To achieve networks having architecture and performance similar to those of the mussel byssal cuticle, the team synthesized an amorphous, loosely cross-linked epoxy network and then treated it with iron to form dynamic iron-catechol cross-links.
In the absence of iron, when one of the covalent cross-links breaks, it is broken forever, because there is no mechanism for it to heal itself. But when the reversible iron-catechol coordination bonds are present, any of those iron-containing broken cross-links can reform, not necessarily in exactly the same place but nearby, thus maintaining the material’s resiliency even as its strength increases. The material is both stiffer and tougher than similar networks lacking iron-containing coordination bonds.
Further, as the iron-catechol network is stretched, it doesn’t store the energy, so when the tension is released, the material doesn’t bounce back like a rubber band, but rather, dissipates the energy. The material slowly recovers to reassume its original shape, much like a viscoelastic material, such as memory foam, does after the pressure on it is released.
Similar previous efforts, also inspired by the mussel’s cuticle chemistry, were limited to wet, soft systems such as hydrogels. Here, though, the researchers incorporated iron coordination bonds into a dry polymeric system of a type that could potentially be substituted for stiff but brittle materials, especially in impact- and torsion-related applications.
“A material having that characteristic, called an ‘energy-dissipative plastic,’ is useful for coatings,” said Cristiani, a PhD student in Israelachvili’s lab. “It would make a great cell-phone case because it would absorb a large amount of energy, so your phone would be less likely to break upon impact with the floor and would be protected.”

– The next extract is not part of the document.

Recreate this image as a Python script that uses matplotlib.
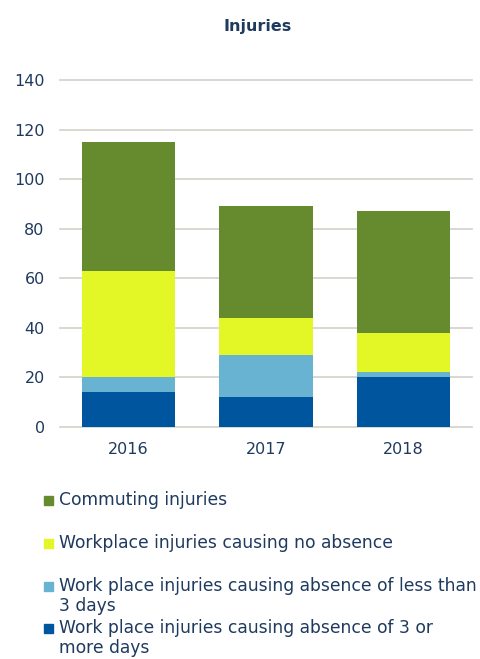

The dry system the researchers used is important for a couple of reasons. In a wet system, the network absorbs water, causing the polymer chains to stretch, so that not much extra flexibility remains. But with a dry material, the amorphous spaghetti-like strands are initially very compact, with a lot of room to stretch. When the iron cross-links are added to strengthen the polymer, the stretchiness of the dry material is not compromised, because those bonds can break, so the polymer chains are not locked in place. Additionally, removing the water from the network results in the catechol and iron being closer together and able to form regions of high connectivity, which improves the mechanical properties.
Emmanouela Filippidi and Thomas R. Cristiani
To see how iron-enhanced cross-links used in their dry network would behave in a wet network, the researchers measured the mechanical properties of an iron-treated hydrogel. “We found that the wet network was 25 times less stiff and broke at five times shorter elongation than a similarly constructed dry network,” explained Filippidi, a postdoctoral researcher in the Valentine lab.
“That's an interesting result, but an expected one,” she added, “What’s really striking is what happened when we compared the dry network before and after adding iron. Not only did it maintain its stretchiness, but it also became eight hundred times stiffer and one hundred times tougher in the presence of these reconfigurable iron-catechol bonds! That was unexpected.”
“This difference between response in wet and dry systems is huge and makes our approach a game-changer in terms of synthesizing useful engineering materials for high-impact applications,” said Valentine, adding that she attributes the success of the project to the team's "multidisciplinary, deeply collaborative" approach.